▸ Written instruction
Omit all images. Write out the rest of the material exactly.

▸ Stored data

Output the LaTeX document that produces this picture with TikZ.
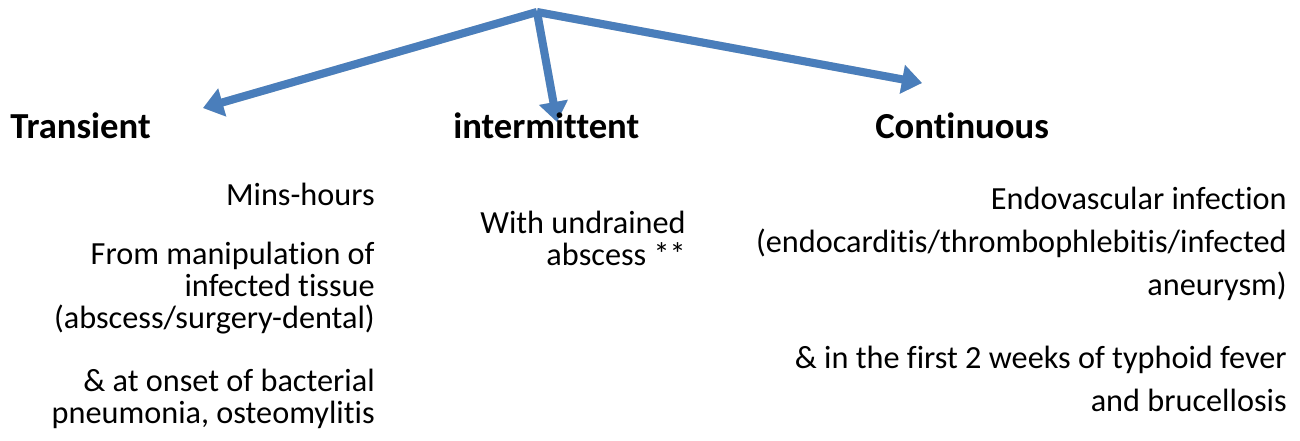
\documentclass[tikz,border=0pt]{standalone}
\usepackage{fontspec}
\setmainfont{Carlito}[RawFeature=-liga]
\usepackage{xcolor}
\usetikzlibrary{arrows.meta,positioning}

\definecolor{flowblue}{RGB}{74,126,187}
\tikzset{
  flow/.style={line width=6pt, flowblue, -{Triangle[length=15pt,width=21pt]}},
  flowshade/.style={line width=6pt, black!18, -{Triangle[length=15pt,width=21pt]}, shift={(2,3)}},
  head/.style={font=\fontsize{27.5}{33}\selectfont\bfseries, inner sep=0pt, anchor=base west},
  body/.style={font=\fontsize{24.2}{24}\selectfont, inner sep=0pt, align=right, anchor=base east},
  bodywide/.style={body, font=\fontsize{24.2}{32.25}\selectfont}
}

\begin{document}
\begin{tikzpicture}[x=0.75pt, y=-0.75pt]
    \useasboundingbox (0,0) rectangle (1300,441);

    % Branch points
    \coordinate (top) at (537,12);
    \coordinate (transTip) at (203,108);
    \coordinate (interTip) at (557,122);
    \coordinate (contTip) at (922,83);

    % Shadows of the arrows
    \draw[flowshade] (top) -- (transTip);
    \draw[flowshade] (top) -- (interTip);
    \draw[flowshade] (top) -- (contTip);

    % Arrows
    \draw[flow] (top) -- (transTip);
    \draw[flow] (top) -- (interTip);
    \draw[flow] (top) -- (contTip);

    % Headings
    \node[head] (trans) at (10,139) {Transient};
    \node[head] (inter) at (453,139) {intermittent};
    \node[head] (cont) at (875,139) {Continuous};

    % Transient
    \node[body] (transA) at (375,206) {Mins-hours};
    \node[body] (transB) at (375,329) {From manipulation of\\infected tissue\\(abscess/surgery-dental)};
    \node[body] (transC) at (375,424) {\& at onset of bacterial\\pneumonia, osteomylitis};

    % Intermittent
    \node[body] (interA) at (686,266) {With undrained\\abscess **};

    % Continuous
    \node[bodywide] (contA) at (1287,296) {Endovascular infection\\(endocarditis/thrombophlebitis/infected\\aneurysm)};
    \node[bodywide] (contB) at (1287,412) {\& in the first 2 weeks of typhoid fever\\and brucellosis\ };
\end{tikzpicture}
\end{document}
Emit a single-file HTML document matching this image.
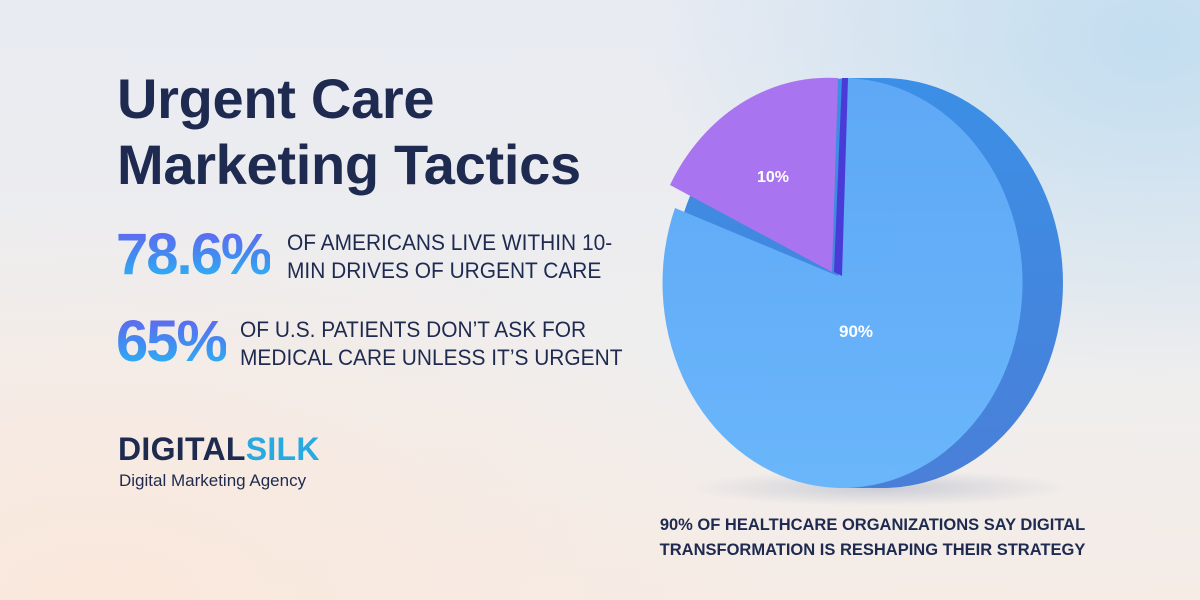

▸ Answer to this problem
Output the LaTeX document that produces this picture with TikZ.
\documentclass[tikz,border=0pt]{standalone}
\usepackage{fontspec}
\setmainfont{Carlito}[RawFeature=-liga]
\usepackage{xcolor}
\usetikzlibrary{arrows.meta,positioning}

\definecolor{flowblue}{RGB}{74,126,187}
\tikzset{
  flow/.style={line width=6pt, flowblue, -{Triangle[length=15pt,width=21pt]}},
  flowshade/.style={line width=6pt, black!18, -{Triangle[length=15pt,width=21pt]}, shift={(2,3)}},
  head/.style={font=\fontsize{27.5}{33}\selectfont\bfseries, inner sep=0pt, anchor=base west},
  body/.style={font=\fontsize{24.2}{24}\selectfont, inner sep=0pt, align=right, anchor=base east},
  bodywide/.style={body, font=\fontsize{24.2}{32.25}\selectfont}
}

\begin{document}
\begin{tikzpicture}[x=0.75pt, y=-0.75pt]
    \useasboundingbox (0,0) rectangle (1300,441);

    % Branch points
    \coordinate (top) at (537,12);
    \coordinate (transTip) at (203,108);
    \coordinate (interTip) at (557,122);
    \coordinate (contTip) at (922,83);

    % Shadows of the arrows
    \draw[flowshade] (top) -- (transTip);
    \draw[flowshade] (top) -- (interTip);
    \draw[flowshade] (top) -- (contTip);

    % Arrows
    \draw[flow] (top) -- (transTip);
    \draw[flow] (top) -- (interTip);
    \draw[flow] (top) -- (contTip);

    % Headings
    \node[head] (trans) at (10,139) {Transient};
    \node[head] (inter) at (453,139) {intermittent};
    \node[head] (cont) at (875,139) {Continuous};

    % Transient
    \node[body] (transA) at (375,206) {Mins-hours};
    \node[body] (transB) at (375,329) {From manipulation of\\infected tissue\\(abscess/surgery-dental)};
    \node[body] (transC) at (375,424) {\& at onset of bacterial\\pneumonia, osteomylitis};

    % Intermittent
    \node[body] (interA) at (686,266) {With undrained\\abscess **};

    % Continuous
    \node[bodywide] (contA) at (1287,296) {Endovascular infection\\(endocarditis/thrombophlebitis/infected\\aneurysm)};
    \node[bodywide] (contB) at (1287,412) {\& in the first 2 weeks of typhoid fever\\and brucellosis\ };
\end{tikzpicture}
\end{document}
Emit a single-file HTML document matching this image.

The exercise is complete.